◆ Stated task ◆
Write out each line exactly as given. Leave the pictures out of your copy.

■ ■ ■ ■ ■

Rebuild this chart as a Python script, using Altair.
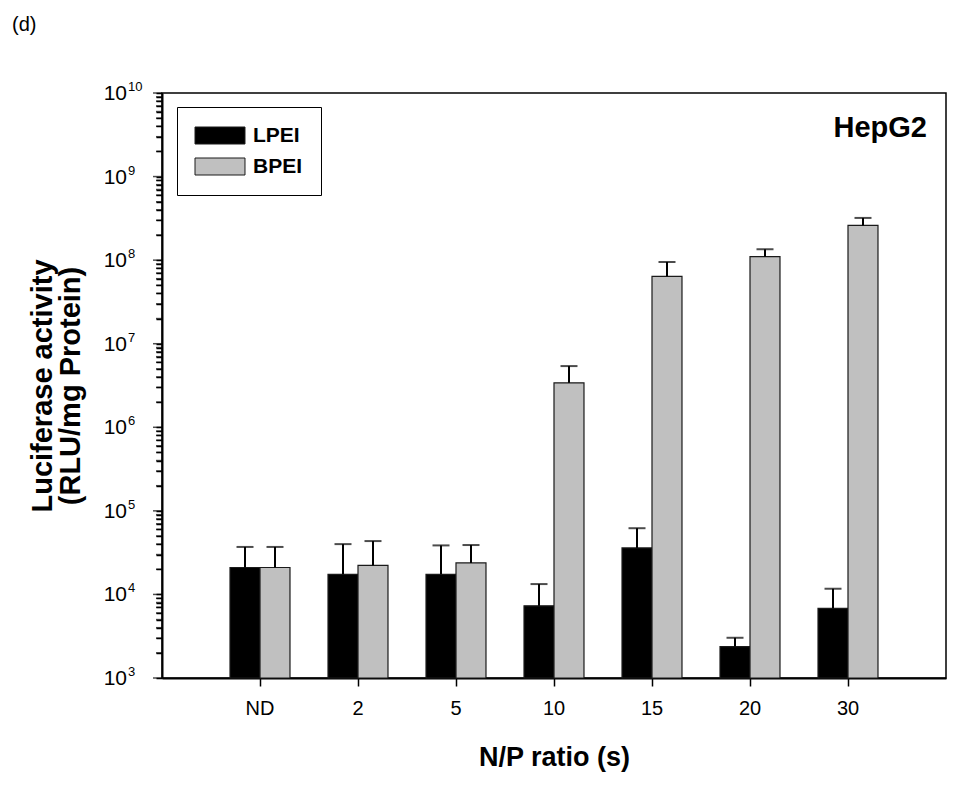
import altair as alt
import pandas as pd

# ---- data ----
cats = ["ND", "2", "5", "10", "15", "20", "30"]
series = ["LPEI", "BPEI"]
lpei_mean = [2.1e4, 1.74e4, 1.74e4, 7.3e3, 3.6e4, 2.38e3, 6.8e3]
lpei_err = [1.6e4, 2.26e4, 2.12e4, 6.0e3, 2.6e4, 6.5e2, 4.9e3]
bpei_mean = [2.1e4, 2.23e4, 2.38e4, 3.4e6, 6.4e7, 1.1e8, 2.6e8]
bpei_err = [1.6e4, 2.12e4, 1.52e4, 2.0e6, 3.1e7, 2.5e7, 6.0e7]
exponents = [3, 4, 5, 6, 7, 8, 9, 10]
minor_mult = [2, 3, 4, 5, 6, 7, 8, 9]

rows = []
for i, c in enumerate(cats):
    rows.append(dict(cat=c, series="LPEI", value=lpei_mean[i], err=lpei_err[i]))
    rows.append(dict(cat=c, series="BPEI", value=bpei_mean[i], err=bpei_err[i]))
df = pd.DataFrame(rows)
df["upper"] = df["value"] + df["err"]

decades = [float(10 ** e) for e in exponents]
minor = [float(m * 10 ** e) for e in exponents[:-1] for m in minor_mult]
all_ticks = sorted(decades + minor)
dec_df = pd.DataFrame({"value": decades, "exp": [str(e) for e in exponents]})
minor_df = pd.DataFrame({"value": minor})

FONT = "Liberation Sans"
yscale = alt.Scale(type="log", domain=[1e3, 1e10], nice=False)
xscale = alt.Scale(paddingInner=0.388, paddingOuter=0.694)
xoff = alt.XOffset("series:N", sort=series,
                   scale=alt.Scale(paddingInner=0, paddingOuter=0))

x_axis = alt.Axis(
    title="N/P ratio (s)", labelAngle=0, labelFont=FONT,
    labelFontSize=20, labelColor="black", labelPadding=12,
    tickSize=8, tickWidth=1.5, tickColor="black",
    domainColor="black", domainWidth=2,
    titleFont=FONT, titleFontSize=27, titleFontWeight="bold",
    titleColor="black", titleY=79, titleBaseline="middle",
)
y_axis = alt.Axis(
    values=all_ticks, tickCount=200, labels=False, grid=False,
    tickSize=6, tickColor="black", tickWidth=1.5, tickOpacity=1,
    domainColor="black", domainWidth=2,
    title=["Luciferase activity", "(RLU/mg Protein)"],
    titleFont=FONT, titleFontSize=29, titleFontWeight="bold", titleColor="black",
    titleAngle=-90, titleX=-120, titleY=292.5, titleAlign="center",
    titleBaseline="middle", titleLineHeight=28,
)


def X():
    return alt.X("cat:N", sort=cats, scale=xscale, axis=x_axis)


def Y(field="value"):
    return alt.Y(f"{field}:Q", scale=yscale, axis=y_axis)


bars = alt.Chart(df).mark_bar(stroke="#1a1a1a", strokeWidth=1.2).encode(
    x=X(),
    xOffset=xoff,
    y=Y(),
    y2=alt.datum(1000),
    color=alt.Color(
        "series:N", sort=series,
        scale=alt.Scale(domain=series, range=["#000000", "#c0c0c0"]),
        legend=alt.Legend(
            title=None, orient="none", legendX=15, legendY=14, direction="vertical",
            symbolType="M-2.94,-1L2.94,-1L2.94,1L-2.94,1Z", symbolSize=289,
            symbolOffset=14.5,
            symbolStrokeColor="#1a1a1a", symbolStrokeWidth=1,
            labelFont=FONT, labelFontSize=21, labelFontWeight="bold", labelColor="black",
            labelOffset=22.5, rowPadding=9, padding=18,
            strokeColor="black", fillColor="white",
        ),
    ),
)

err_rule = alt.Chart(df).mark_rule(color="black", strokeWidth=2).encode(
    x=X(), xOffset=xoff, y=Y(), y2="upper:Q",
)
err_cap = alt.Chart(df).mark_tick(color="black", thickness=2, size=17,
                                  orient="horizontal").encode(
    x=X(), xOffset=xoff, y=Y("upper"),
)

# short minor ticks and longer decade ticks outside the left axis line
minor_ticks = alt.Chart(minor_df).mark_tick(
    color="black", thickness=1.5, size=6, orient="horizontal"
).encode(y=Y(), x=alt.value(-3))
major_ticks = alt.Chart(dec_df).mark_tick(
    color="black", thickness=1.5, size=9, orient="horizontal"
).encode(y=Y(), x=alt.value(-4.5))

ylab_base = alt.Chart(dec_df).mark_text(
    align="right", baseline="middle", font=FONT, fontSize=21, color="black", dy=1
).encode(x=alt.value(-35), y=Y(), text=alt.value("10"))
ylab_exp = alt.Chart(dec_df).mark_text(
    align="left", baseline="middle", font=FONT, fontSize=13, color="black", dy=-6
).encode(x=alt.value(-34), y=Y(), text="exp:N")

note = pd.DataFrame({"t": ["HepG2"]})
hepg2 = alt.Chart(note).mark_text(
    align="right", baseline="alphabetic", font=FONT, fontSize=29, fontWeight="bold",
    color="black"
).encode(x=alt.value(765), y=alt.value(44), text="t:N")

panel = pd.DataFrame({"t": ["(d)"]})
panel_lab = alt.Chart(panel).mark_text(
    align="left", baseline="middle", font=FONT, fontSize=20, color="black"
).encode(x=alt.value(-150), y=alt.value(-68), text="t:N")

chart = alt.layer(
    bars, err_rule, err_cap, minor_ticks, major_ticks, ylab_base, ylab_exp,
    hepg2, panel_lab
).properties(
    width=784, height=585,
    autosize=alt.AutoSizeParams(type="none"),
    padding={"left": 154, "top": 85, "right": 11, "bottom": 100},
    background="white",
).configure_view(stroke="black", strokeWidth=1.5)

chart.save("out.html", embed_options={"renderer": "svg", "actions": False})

■ ■ ■ ■ ■

◆ Task result ◆
Rebuild this chart as a Python script, using Altair.
import altair as alt
import pandas as pd

# ---- data ----
cats = ["ND", "2", "5", "10", "15", "20", "30"]
series = ["LPEI", "BPEI"]
lpei_mean = [2.1e4, 1.74e4, 1.74e4, 7.3e3, 3.6e4, 2.38e3, 6.8e3]
lpei_err = [1.6e4, 2.26e4, 2.12e4, 6.0e3, 2.6e4, 6.5e2, 4.9e3]
bpei_mean = [2.1e4, 2.23e4, 2.38e4, 3.4e6, 6.4e7, 1.1e8, 2.6e8]
bpei_err = [1.6e4, 2.12e4, 1.52e4, 2.0e6, 3.1e7, 2.5e7, 6.0e7]
exponents = [3, 4, 5, 6, 7, 8, 9, 10]
minor_mult = [2, 3, 4, 5, 6, 7, 8, 9]

rows = []
for i, c in enumerate(cats):
    rows.append(dict(cat=c, series="LPEI", value=lpei_mean[i], err=lpei_err[i]))
    rows.append(dict(cat=c, series="BPEI", value=bpei_mean[i], err=bpei_err[i]))
df = pd.DataFrame(rows)
df["upper"] = df["value"] + df["err"]

decades = [float(10 ** e) for e in exponents]
minor = [float(m * 10 ** e) for e in exponents[:-1] for m in minor_mult]
all_ticks = sorted(decades + minor)
dec_df = pd.DataFrame({"value": decades, "exp": [str(e) for e in exponents]})
minor_df = pd.DataFrame({"value": minor})

FONT = "Liberation Sans"
yscale = alt.Scale(type="log", domain=[1e3, 1e10], nice=False)
xscale = alt.Scale(paddingInner=0.388, paddingOuter=0.694)
xoff = alt.XOffset("series:N", sort=series,
                   scale=alt.Scale(paddingInner=0, paddingOuter=0))

x_axis = alt.Axis(
    title="N/P ratio (s)", labelAngle=0, labelFont=FONT,
    labelFontSize=20, labelColor="black", labelPadding=12,
    tickSize=8, tickWidth=1.5, tickColor="black",
    domainColor="black", domainWidth=2,
    titleFont=FONT, titleFontSize=27, titleFontWeight="bold",
    titleColor="black", titleY=79, titleBaseline="middle",
)
y_axis = alt.Axis(
    values=all_ticks, tickCount=200, labels=False, grid=False,
    tickSize=6, tickColor="black", tickWidth=1.5, tickOpacity=1,
    domainColor="black", domainWidth=2,
    title=["Luciferase activity", "(RLU/mg Protein)"],
    titleFont=FONT, titleFontSize=29, titleFontWeight="bold", titleColor="black",
    titleAngle=-90, titleX=-120, titleY=292.5, titleAlign="center",
    titleBaseline="middle", titleLineHeight=28,
)


def X():
    return alt.X("cat:N", sort=cats, scale=xscale, axis=x_axis)


def Y(field="value"):
    return alt.Y(f"{field}:Q", scale=yscale, axis=y_axis)


bars = alt.Chart(df).mark_bar(stroke="#1a1a1a", strokeWidth=1.2).encode(
    x=X(),
    xOffset=xoff,
    y=Y(),
    y2=alt.datum(1000),
    color=alt.Color(
        "series:N", sort=series,
        scale=alt.Scale(domain=series, range=["#000000", "#c0c0c0"]),
        legend=alt.Legend(
            title=None, orient="none", legendX=15, legendY=14, direction="vertical",
            symbolType="M-2.94,-1L2.94,-1L2.94,1L-2.94,1Z", symbolSize=289,
            symbolOffset=14.5,
            symbolStrokeColor="#1a1a1a", symbolStrokeWidth=1,
            labelFont=FONT, labelFontSize=21, labelFontWeight="bold", labelColor="black",
            labelOffset=22.5, rowPadding=9, padding=18,
            strokeColor="black", fillColor="white",
        ),
    ),
)

err_rule = alt.Chart(df).mark_rule(color="black", strokeWidth=2).encode(
    x=X(), xOffset=xoff, y=Y(), y2="upper:Q",
)
err_cap = alt.Chart(df).mark_tick(color="black", thickness=2, size=17,
                                  orient="horizontal").encode(
    x=X(), xOffset=xoff, y=Y("upper"),
)

# short minor ticks and longer decade ticks outside the left axis line
minor_ticks = alt.Chart(minor_df).mark_tick(
    color="black", thickness=1.5, size=6, orient="horizontal"
).encode(y=Y(), x=alt.value(-3))
major_ticks = alt.Chart(dec_df).mark_tick(
    color="black", thickness=1.5, size=9, orient="horizontal"
).encode(y=Y(), x=alt.value(-4.5))

ylab_base = alt.Chart(dec_df).mark_text(
    align="right", baseline="middle", font=FONT, fontSize=21, color="black", dy=1
).encode(x=alt.value(-35), y=Y(), text=alt.value("10"))
ylab_exp = alt.Chart(dec_df).mark_text(
    align="left", baseline="middle", font=FONT, fontSize=13, color="black", dy=-6
).encode(x=alt.value(-34), y=Y(), text="exp:N")

note = pd.DataFrame({"t": ["HepG2"]})
hepg2 = alt.Chart(note).mark_text(
    align="right", baseline="alphabetic", font=FONT, fontSize=29, fontWeight="bold",
    color="black"
).encode(x=alt.value(765), y=alt.value(44), text="t:N")

panel = pd.DataFrame({"t": ["(d)"]})
panel_lab = alt.Chart(panel).mark_text(
    align="left", baseline="middle", font=FONT, fontSize=20, color="black"
).encode(x=alt.value(-150), y=alt.value(-68), text="t:N")

chart = alt.layer(
    bars, err_rule, err_cap, minor_ticks, major_ticks, ylab_base, ylab_exp,
    hepg2, panel_lab
).properties(
    width=784, height=585,
    autosize=alt.AutoSizeParams(type="none"),
    padding={"left": 154, "top": 85, "right": 11, "bottom": 100},
    background="white",
).configure_view(stroke="black", strokeWidth=1.5)

chart.save("out.html", embed_options={"renderer": "svg", "actions": False})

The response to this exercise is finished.